(Data records)
:::::

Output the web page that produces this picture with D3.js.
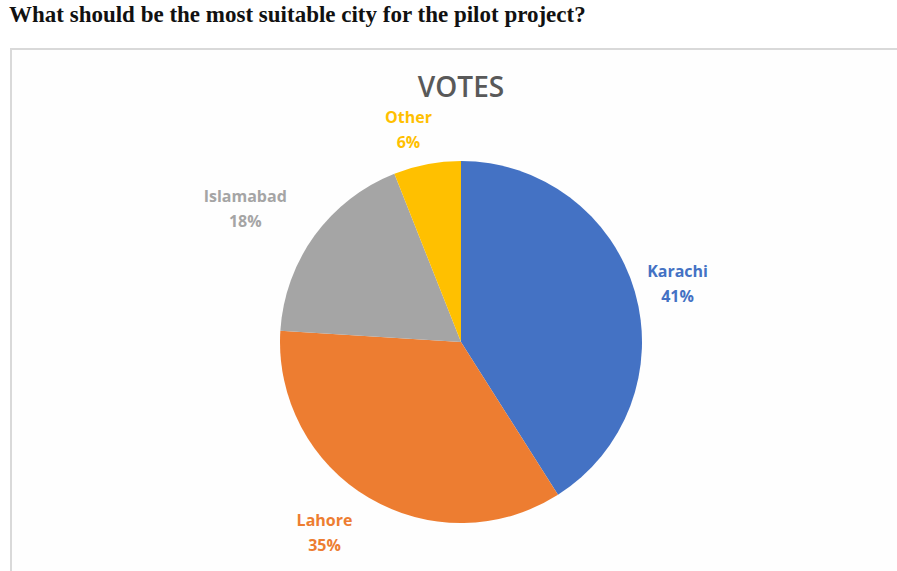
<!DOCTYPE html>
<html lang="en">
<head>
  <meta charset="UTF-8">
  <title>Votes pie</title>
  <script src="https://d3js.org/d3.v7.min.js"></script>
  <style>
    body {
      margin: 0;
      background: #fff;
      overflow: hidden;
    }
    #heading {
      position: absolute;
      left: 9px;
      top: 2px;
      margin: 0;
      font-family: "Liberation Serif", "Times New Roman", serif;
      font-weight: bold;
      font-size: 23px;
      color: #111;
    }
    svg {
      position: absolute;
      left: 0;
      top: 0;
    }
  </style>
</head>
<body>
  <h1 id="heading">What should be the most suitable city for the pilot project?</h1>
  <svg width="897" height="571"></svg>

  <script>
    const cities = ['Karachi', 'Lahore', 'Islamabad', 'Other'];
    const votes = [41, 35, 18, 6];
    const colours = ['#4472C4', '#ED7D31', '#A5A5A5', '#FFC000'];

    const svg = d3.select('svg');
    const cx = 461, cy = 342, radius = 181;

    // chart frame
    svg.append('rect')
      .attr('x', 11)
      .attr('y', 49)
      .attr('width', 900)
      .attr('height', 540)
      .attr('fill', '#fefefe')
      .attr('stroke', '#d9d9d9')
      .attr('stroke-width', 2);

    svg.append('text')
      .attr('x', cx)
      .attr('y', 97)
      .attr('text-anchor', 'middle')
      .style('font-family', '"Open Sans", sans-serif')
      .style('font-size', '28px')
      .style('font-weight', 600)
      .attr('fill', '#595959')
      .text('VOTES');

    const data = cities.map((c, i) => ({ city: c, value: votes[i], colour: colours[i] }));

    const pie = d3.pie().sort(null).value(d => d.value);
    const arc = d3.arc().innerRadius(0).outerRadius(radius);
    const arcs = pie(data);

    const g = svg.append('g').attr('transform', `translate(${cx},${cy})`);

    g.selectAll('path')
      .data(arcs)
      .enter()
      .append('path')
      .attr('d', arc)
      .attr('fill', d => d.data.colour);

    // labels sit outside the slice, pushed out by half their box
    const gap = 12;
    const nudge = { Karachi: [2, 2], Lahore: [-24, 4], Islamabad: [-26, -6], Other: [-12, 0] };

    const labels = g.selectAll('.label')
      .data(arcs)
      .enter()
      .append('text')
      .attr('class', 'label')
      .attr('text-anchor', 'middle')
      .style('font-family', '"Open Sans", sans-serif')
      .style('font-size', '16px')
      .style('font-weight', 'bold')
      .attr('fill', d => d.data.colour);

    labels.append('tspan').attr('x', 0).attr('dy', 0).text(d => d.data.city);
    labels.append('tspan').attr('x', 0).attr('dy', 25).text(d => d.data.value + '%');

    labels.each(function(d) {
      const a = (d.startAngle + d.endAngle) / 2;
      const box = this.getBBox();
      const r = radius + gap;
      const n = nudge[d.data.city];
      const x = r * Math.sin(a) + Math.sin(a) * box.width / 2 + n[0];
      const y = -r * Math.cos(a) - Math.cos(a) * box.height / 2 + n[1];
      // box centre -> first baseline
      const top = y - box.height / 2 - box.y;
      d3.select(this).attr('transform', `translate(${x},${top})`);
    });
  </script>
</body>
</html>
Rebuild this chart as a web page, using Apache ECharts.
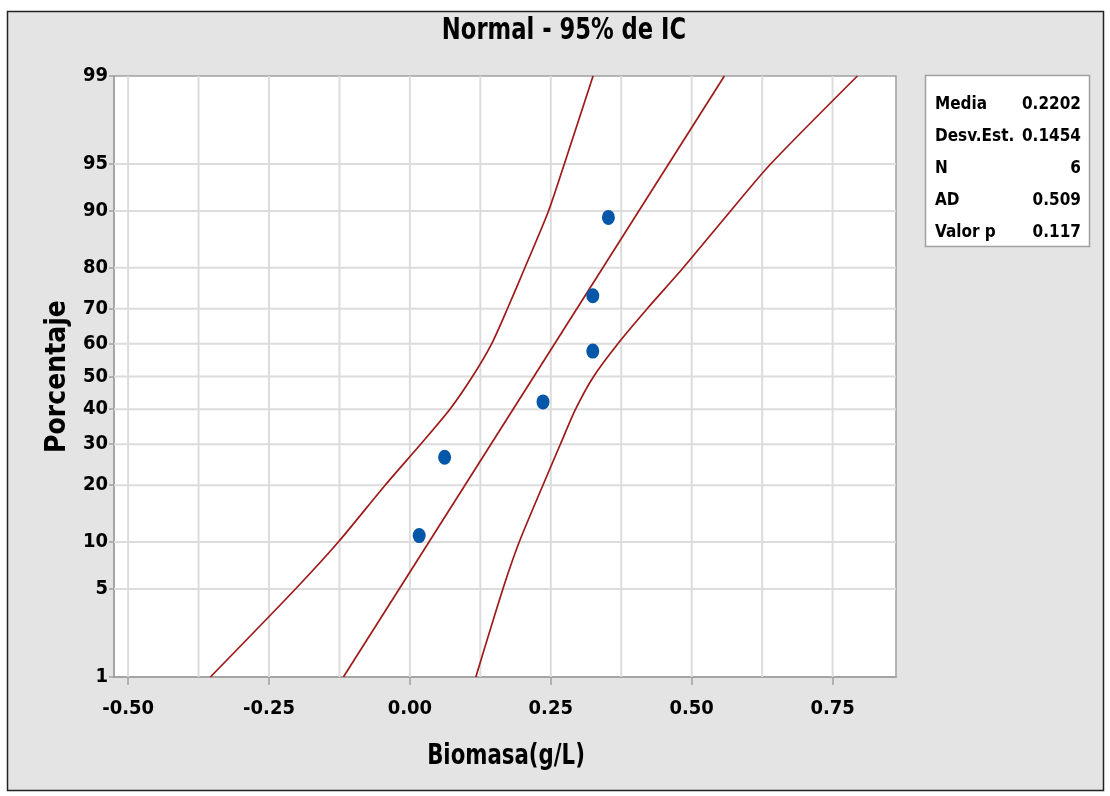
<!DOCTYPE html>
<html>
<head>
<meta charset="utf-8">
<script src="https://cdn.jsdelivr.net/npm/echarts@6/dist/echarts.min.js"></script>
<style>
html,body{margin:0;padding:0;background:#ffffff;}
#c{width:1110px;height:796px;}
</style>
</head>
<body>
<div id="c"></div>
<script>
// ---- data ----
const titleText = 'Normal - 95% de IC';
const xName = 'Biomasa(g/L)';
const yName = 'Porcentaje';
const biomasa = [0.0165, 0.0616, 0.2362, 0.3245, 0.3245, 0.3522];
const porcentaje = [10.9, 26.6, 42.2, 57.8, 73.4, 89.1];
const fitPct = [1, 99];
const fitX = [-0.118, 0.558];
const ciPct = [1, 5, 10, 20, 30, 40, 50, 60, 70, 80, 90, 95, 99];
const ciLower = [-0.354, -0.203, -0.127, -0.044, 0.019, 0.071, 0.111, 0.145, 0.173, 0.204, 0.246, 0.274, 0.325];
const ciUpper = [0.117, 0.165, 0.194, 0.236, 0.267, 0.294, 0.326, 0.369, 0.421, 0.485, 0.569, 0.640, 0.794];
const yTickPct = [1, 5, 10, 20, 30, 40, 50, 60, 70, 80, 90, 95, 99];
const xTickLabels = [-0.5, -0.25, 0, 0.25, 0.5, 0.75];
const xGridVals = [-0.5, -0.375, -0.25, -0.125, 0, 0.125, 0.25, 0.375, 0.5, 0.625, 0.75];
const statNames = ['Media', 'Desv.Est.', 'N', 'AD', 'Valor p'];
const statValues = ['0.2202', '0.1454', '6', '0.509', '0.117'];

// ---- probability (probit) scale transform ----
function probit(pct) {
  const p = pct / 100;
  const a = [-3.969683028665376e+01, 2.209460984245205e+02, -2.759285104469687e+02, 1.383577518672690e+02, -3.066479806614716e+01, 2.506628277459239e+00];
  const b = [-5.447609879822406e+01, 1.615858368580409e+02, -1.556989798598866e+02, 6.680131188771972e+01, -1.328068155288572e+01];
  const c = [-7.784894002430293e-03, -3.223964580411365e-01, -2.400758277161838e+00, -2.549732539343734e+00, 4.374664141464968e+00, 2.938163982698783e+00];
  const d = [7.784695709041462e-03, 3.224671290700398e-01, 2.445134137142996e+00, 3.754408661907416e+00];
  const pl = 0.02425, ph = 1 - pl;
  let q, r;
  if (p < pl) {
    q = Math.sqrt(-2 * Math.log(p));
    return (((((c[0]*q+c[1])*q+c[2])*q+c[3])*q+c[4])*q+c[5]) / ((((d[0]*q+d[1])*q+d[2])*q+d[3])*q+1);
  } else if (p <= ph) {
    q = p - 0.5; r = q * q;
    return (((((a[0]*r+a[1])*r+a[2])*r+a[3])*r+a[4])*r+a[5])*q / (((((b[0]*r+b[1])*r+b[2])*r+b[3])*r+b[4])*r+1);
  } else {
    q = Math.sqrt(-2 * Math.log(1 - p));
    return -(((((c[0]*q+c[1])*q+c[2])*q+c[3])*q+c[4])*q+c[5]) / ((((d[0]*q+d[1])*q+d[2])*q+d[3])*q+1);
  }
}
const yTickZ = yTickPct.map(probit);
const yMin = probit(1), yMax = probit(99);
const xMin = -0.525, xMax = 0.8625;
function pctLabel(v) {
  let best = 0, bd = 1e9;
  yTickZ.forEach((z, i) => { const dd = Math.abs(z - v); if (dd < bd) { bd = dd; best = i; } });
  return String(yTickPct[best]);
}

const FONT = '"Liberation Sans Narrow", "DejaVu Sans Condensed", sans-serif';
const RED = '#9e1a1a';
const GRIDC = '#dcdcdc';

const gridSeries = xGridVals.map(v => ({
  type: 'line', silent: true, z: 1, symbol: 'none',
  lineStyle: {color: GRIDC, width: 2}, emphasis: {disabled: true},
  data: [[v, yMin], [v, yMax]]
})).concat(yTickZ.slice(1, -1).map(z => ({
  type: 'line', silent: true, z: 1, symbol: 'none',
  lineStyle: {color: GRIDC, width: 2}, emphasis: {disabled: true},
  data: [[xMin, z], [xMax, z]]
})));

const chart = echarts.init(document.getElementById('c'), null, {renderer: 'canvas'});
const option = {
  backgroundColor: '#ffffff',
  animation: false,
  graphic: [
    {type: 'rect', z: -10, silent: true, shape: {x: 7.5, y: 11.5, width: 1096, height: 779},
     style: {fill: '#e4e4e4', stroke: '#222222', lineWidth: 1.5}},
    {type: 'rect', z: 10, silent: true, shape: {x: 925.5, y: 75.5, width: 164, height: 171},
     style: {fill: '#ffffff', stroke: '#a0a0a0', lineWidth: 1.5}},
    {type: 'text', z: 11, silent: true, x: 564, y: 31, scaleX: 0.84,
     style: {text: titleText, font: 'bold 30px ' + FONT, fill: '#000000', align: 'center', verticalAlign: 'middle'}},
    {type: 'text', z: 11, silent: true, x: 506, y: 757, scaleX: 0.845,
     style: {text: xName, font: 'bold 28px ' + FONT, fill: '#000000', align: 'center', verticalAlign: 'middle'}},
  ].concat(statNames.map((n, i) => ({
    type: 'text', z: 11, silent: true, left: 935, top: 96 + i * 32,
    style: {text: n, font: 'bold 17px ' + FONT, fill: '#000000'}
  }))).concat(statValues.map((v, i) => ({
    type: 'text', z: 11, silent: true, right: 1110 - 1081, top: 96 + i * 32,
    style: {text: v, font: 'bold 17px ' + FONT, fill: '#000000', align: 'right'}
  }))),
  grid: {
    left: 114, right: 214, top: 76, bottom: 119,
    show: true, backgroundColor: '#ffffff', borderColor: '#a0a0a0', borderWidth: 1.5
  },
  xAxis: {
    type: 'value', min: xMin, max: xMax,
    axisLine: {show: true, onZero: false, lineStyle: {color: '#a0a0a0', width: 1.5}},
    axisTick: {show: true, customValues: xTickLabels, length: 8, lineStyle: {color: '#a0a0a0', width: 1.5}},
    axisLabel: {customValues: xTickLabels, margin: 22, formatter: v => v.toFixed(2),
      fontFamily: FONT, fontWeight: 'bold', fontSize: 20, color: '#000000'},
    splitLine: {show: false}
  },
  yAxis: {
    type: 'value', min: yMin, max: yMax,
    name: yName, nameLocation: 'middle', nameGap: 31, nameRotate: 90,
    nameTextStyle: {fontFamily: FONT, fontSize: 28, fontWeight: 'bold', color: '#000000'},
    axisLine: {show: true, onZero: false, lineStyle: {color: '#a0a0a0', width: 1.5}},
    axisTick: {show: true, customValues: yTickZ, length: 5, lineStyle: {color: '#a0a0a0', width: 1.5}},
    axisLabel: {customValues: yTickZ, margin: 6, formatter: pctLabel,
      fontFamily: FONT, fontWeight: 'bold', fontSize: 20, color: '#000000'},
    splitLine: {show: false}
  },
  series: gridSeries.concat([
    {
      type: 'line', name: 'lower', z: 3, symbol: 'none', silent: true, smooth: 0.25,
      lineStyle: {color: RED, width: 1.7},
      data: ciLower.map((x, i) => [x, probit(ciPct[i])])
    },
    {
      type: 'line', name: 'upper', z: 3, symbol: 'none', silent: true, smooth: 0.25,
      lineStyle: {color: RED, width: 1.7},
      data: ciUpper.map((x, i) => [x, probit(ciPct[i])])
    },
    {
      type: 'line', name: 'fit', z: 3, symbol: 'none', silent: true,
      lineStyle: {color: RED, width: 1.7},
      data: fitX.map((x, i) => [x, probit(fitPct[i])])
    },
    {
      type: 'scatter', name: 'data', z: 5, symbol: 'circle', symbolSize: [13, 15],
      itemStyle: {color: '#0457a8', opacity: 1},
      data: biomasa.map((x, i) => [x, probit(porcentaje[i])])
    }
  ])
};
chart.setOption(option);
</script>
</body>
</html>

:::::

Set the lines above down again, word for word, from the first through the one containing "const data = cities.map((c, i)"; pictures excluded.

Output the web page that produces this picture with D3.js.
<!DOCTYPE html>
<html lang="en">
<head>
  <meta charset="UTF-8">
  <title>Votes pie</title>
  <script src="https://d3js.org/d3.v7.min.js"></script>
  <style>
    body {
      margin: 0;
      background: #fff;
      overflow: hidden;
    }
    #heading {
      position: absolute;
      left: 9px;
      top: 2px;
      margin: 0;
      font-family: "Liberation Serif", "Times New Roman", serif;
      font-weight: bold;
      font-size: 23px;
      color: #111;
    }
    svg {
      position: absolute;
      left: 0;
      top: 0;
    }
  </style>
</head>
<body>
  <h1 id="heading">What should be the most suitable city for the pilot project?</h1>
  <svg width="897" height="571"></svg>

  <script>
    const cities = ['Karachi', 'Lahore', 'Islamabad', 'Other'];
    const votes = [41, 35, 18, 6];
    const colours = ['#4472C4', '#ED7D31', '#A5A5A5', '#FFC000'];

    const svg = d3.select('svg');
    const cx = 461, cy = 342, radius = 181;

    // chart frame
    svg.append('rect')
      .attr('x', 11)
      .attr('y', 49)
      .attr('width', 900)
      .attr('height', 540)
      .attr('fill', '#fefefe')
      .attr('stroke', '#d9d9d9')
      .attr('stroke-width', 2);

    svg.append('text')
      .attr('x', cx)
      .attr('y', 97)
      .attr('text-anchor', 'middle')
      .style('font-family', '"Open Sans", sans-serif')
      .style('font-size', '28px')
      .style('font-weight', 600)
      .attr('fill', '#595959')
      .text('VOTES');

    const data = cities.map((c, i) => ({ city: c, value: votes[i], colour: colours[i] }));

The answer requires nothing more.